* **JOB**: Without the pictures, return all of the material exactly as written.

* **GIVEN DATA**:
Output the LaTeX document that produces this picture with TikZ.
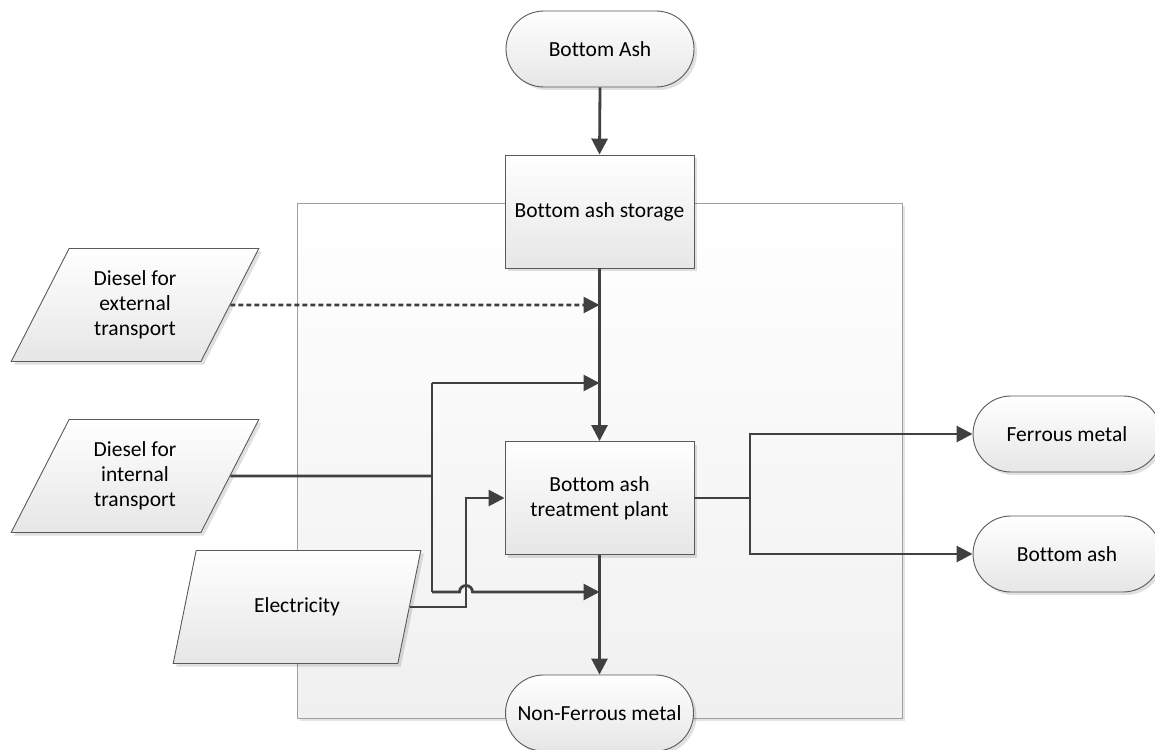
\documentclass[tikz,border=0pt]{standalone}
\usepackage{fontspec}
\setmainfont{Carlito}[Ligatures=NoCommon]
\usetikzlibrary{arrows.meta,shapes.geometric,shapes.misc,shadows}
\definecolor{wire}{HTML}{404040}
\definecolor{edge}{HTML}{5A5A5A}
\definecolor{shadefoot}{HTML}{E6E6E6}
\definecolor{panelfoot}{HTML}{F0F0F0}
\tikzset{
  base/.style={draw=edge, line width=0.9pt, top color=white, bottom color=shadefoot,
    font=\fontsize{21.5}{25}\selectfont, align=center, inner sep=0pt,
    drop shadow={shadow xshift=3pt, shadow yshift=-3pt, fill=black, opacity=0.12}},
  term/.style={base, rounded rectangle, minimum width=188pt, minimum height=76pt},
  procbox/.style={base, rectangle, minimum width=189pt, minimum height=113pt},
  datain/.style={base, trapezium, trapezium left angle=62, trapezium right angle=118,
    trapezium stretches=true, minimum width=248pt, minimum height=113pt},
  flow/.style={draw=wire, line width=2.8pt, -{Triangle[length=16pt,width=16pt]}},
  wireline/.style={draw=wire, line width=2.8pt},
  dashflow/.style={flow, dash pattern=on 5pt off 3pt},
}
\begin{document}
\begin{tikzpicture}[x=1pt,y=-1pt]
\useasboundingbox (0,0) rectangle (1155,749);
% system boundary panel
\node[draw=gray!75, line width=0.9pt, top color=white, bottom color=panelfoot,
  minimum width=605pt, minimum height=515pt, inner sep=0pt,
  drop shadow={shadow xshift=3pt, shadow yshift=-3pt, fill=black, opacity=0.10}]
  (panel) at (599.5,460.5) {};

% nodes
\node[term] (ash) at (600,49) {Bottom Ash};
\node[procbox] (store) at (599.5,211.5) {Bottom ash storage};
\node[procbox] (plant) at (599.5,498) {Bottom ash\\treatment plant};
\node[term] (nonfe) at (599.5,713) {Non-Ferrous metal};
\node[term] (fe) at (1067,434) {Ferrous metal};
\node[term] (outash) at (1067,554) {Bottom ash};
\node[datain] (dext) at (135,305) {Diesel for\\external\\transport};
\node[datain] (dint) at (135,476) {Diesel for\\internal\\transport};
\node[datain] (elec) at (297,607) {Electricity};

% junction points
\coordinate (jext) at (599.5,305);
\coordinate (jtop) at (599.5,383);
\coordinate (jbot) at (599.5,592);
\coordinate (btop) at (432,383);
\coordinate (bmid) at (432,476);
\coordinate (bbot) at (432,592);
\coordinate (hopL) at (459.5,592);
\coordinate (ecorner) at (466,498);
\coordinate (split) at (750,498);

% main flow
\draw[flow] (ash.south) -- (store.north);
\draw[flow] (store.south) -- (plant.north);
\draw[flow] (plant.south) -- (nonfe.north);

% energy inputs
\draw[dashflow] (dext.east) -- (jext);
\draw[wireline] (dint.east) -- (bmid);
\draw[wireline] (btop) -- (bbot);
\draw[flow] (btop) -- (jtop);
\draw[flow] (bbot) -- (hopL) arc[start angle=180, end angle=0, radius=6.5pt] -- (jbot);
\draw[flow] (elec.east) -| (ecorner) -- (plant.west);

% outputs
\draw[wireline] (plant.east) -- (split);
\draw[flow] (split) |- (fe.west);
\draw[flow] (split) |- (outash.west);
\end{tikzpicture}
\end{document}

* **THE RESULT**:
Output the LaTeX document that produces this picture with TikZ.
\documentclass[tikz,border=0pt]{standalone}
\usepackage{fontspec}
\setmainfont{Carlito}[Ligatures=NoCommon]
\usetikzlibrary{arrows.meta,shapes.geometric,shapes.misc,shadows}
\definecolor{wire}{HTML}{404040}
\definecolor{edge}{HTML}{5A5A5A}
\definecolor{shadefoot}{HTML}{E6E6E6}
\definecolor{panelfoot}{HTML}{F0F0F0}
\tikzset{
  base/.style={draw=edge, line width=0.9pt, top color=white, bottom color=shadefoot,
    font=\fontsize{21.5}{25}\selectfont, align=center, inner sep=0pt,
    drop shadow={shadow xshift=3pt, shadow yshift=-3pt, fill=black, opacity=0.12}},
  term/.style={base, rounded rectangle, minimum width=188pt, minimum height=76pt},
  procbox/.style={base, rectangle, minimum width=189pt, minimum height=113pt},
  datain/.style={base, trapezium, trapezium left angle=62, trapezium right angle=118,
    trapezium stretches=true, minimum width=248pt, minimum height=113pt},
  flow/.style={draw=wire, line width=2.8pt, -{Triangle[length=16pt,width=16pt]}},
  wireline/.style={draw=wire, line width=2.8pt},
  dashflow/.style={flow, dash pattern=on 5pt off 3pt},
}
\begin{document}
\begin{tikzpicture}[x=1pt,y=-1pt]
\useasboundingbox (0,0) rectangle (1155,749);
% system boundary panel
\node[draw=gray!75, line width=0.9pt, top color=white, bottom color=panelfoot,
  minimum width=605pt, minimum height=515pt, inner sep=0pt,
  drop shadow={shadow xshift=3pt, shadow yshift=-3pt, fill=black, opacity=0.10}]
  (panel) at (599.5,460.5) {};

% nodes
\node[term] (ash) at (600,49) {Bottom Ash};
\node[procbox] (store) at (599.5,211.5) {Bottom ash storage};
\node[procbox] (plant) at (599.5,498) {Bottom ash\\treatment plant};
\node[term] (nonfe) at (599.5,713) {Non-Ferrous metal};
\node[term] (fe) at (1067,434) {Ferrous metal};
\node[term] (outash) at (1067,554) {Bottom ash};
\node[datain] (dext) at (135,305) {Diesel for\\external\\transport};
\node[datain] (dint) at (135,476) {Diesel for\\internal\\transport};
\node[datain] (elec) at (297,607) {Electricity};

% junction points
\coordinate (jext) at (599.5,305);
\coordinate (jtop) at (599.5,383);
\coordinate (jbot) at (599.5,592);
\coordinate (btop) at (432,383);
\coordinate (bmid) at (432,476);
\coordinate (bbot) at (432,592);
\coordinate (hopL) at (459.5,592);
\coordinate (ecorner) at (466,498);
\coordinate (split) at (750,498);

% main flow
\draw[flow] (ash.south) -- (store.north);
\draw[flow] (store.south) -- (plant.north);
\draw[flow] (plant.south) -- (nonfe.north);

% energy inputs
\draw[dashflow] (dext.east) -- (jext);
\draw[wireline] (dint.east) -- (bmid);
\draw[wireline] (btop) -- (bbot);
\draw[flow] (btop) -- (jtop);
\draw[flow] (bbot) -- (hopL) arc[start angle=180, end angle=0, radius=6.5pt] -- (jbot);
\draw[flow] (elec.east) -| (ecorner) -- (plant.west);

% outputs
\draw[wireline] (plant.east) -- (split);
\draw[flow] (split) |- (fe.west);
\draw[flow] (split) |- (outash.west);
\end{tikzpicture}
\end{document}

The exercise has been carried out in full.